[WHAT IS BEING ASKED]:
Retype the data exactly, from its first line to the line containing "const y = d3.scaleLinear().domain([0, 100]).range([H", including both, and skip any picture.

* * * * * * *

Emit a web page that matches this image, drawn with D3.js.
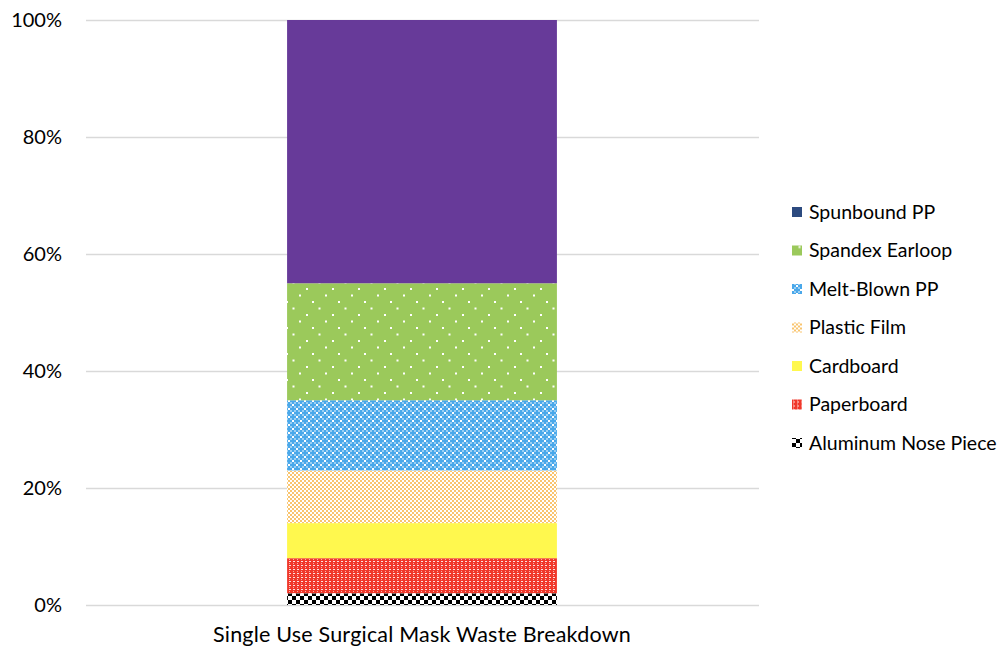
<!DOCTYPE html>
<html>
<head>
<meta charset="utf-8">
<script src="https://cdn.jsdelivr.net/npm/d3@7"></script>
<style>
  html, body { margin: 0; padding: 0; background: #fff; }
  svg { display: block; font-family: Lato, "Open Sans", sans-serif; }
</style>
</head>
<body>
<svg id="chart" width="1005" height="649"></svg>
<script>
// Composition of a single-use surgical mask's waste, share of total (%)
const categories = ["Single Use Surgical Mask Waste Breakdown"];
const materials = ["Aluminum Nose Piece", "Paperboard", "Cardboard", "Plastic Film",
                   "Melt-Blown PP", "Spandex Earloop", "Spunbound PP"];
const shares = [2, 6, 6, 9, 12, 20, 45];
const yTicks = [0, 20, 40, 60, 80, 100];

const svg = d3.select("#chart");
const margin = { left: 86, right: 247, top: 20, bottom: 44 };
const W = 1005, H = 649;

const x = d3.scaleBand().domain(categories)
  .range([margin.left, W - margin.right]).paddingInner(0.427).paddingOuter(0.427);
const y = d3.scaleLinear().domain([0, 100]).range([H - margin.bottom, margin.top]);

// Fill patterns for each material
const defs = svg.append("defs");
function pattern(id, w, h, bg, draw) {
  const p = defs.append("pattern").attr("id", id).attr("patternUnits", "userSpaceOnUse")
    .attr("width", w).attr("height", h);
  p.append("rect").attr("width", w).attr("height", h).attr("fill", bg);
  draw(p);
}
pattern("p-alu", 8, 8, "#ffffff", p => {
  p.append("rect").attr("x", 0).attr("y", 0).attr("width", 4).attr("height", 4).attr("fill", "#000");
  p.append("rect").attr("x", 4).attr("y", 4).attr("width", 4).attr("height", 4).attr("fill", "#000");
});
pattern("p-paper", 4, 4, "#f0382b", p => {
  p.append("rect").attr("x", 1).attr("y", 1).attr("width", 2).attr("height", 1).attr("fill", "#fff").attr("opacity", 0.85);
  p.append("rect").attr("x", 1).attr("y", 3).attr("width", 1).attr("height", 1).attr("fill", "#fff").attr("opacity", 0.6);
});
pattern("p-card", 4, 4, "#fff84e", () => {});
pattern("p-film", 4, 4, "#ffffff", p => {
  p.append("rect").attr("x", 0).attr("y", 0).attr("width", 2).attr("height", 2).attr("fill", "#f9c46e");
  p.append("rect").attr("x", 2).attr("y", 2).attr("width", 2).attr("height", 2).attr("fill", "#f9c46e");
});
pattern("p-melt", 8, 8, "#4aa8ea", p => {
  p.append("rect").attr("x", 0).attr("y", 0).attr("width", 2).attr("height", 2).attr("fill", "#fff");
  p.append("rect").attr("x", 4).attr("y", 4).attr("width", 2).attr("height", 2).attr("fill", "#fff");
  p.append("rect").attr("x", 2).attr("y", 2).attr("width", 2).attr("height", 2).attr("fill", "#fff").attr("opacity", 0.45);
  p.append("rect").attr("x", 6).attr("y", 6).attr("width", 2).attr("height", 2).attr("fill", "#fff").attr("opacity", 0.45);
  p.append("rect").attr("x", 6).attr("y", 2).attr("width", 2).attr("height", 2).attr("fill", "#fff").attr("opacity", 0.45);
  p.append("rect").attr("x", 2).attr("y", 6).attr("width", 2).attr("height", 2).attr("fill", "#fff").attr("opacity", 0.45);
});
pattern("p-spandex", 26, 26, "#9bc95b", p => {
  [[20, 0], [13, 6.5], [0, 13], [6.5, 19.5]].forEach(([dx, dy]) =>
    p.append("rect").attr("x", dx).attr("y", dy + 2).attr("width", 2).attr("height", 2).attr("fill", "#fff"));
});

const barFills = ["url(#p-alu)", "url(#p-paper)", "url(#p-card)", "url(#p-film)",
                  "url(#p-melt)", "url(#p-spandex)", "#673a99"];
const legendFills = ["url(#p-alu)", "url(#p-paper)", "url(#p-card)", "url(#p-film)",
                     "url(#p-melt)", "url(#p-spandex)", "#2c4a7f"];

// Gridlines
svg.append("g").selectAll("line").data(yTicks).join("line")
  .attr("x1", margin.left).attr("x2", W - margin.right + 1)
  .attr("y1", d => Math.round(y(d)) + 0.5).attr("y2", d => Math.round(y(d)) + 0.5)
  .attr("stroke", "#d9d9d9").attr("stroke-width", 1.3);

// Y-axis labels
svg.append("g").selectAll("text").data(yTicks).join("text")
  .attr("x", 62).attr("y", d => y(d)).attr("dy", "0.35em")
  .attr("text-anchor", "end").attr("font-size", 20).attr("fill", "#000")
  .text(d => d + "%");

// Stacked segments
const stacked = [];
let acc = 0;
shares.forEach((v, i) => { stacked.push({ i, y0: acc, y1: acc + v }); acc += v; });
svg.append("g").selectAll("rect").data(stacked).join("rect")
  .attr("x", x(categories[0])).attr("width", x.bandwidth())
  .attr("y", d => y(d.y1)).attr("height", d => y(d.y0) - y(d.y1))
  .attr("fill", d => barFills[d.i]);

// Category label
svg.append("text")
  .attr("x", x(categories[0]) + x.bandwidth() / 2).attr("y", 642)
  .attr("text-anchor", "middle").attr("font-size", 21.5).attr("letter-spacing", 0.2).attr("fill", "#000")
  .text(categories[0]);

// Legend (top entry is the last stacked series)
const legendRows = materials.map((m, i) => ({ m, i })).reverse();
const lg = svg.append("g").selectAll("g").data(legendRows).join("g")
  .attr("transform", (d, k) => `translate(792, ${212 + k * 38.5})`);
lg.append("rect").attr("x", 0).attr("y", -5).attr("width", 10).attr("height", 10)
  .attr("fill", d => legendFills[d.i]);
lg.append("text").attr("x", 17).attr("y", 0).attr("dy", "0.35em")
  .attr("font-size", 19.5).attr("fill", "#000").text(d => d.m);
</script>
</body>
</html>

* * * * * * *

[ANSWER IN FULL]:
Emit a web page that matches this image, drawn with D3.js.
<!DOCTYPE html>
<html>
<head>
<meta charset="utf-8">
<script src="https://cdn.jsdelivr.net/npm/d3@7"></script>
<style>
  html, body { margin: 0; padding: 0; background: #fff; }
  svg { display: block; font-family: Lato, "Open Sans", sans-serif; }
</style>
</head>
<body>
<svg id="chart" width="1005" height="649"></svg>
<script>
// Composition of a single-use surgical mask's waste, share of total (%)
const categories = ["Single Use Surgical Mask Waste Breakdown"];
const materials = ["Aluminum Nose Piece", "Paperboard", "Cardboard", "Plastic Film",
                   "Melt-Blown PP", "Spandex Earloop", "Spunbound PP"];
const shares = [2, 6, 6, 9, 12, 20, 45];
const yTicks = [0, 20, 40, 60, 80, 100];

const svg = d3.select("#chart");
const margin = { left: 86, right: 247, top: 20, bottom: 44 };
const W = 1005, H = 649;

const x = d3.scaleBand().domain(categories)
  .range([margin.left, W - margin.right]).paddingInner(0.427).paddingOuter(0.427);
const y = d3.scaleLinear().domain([0, 100]).range([H - margin.bottom, margin.top]);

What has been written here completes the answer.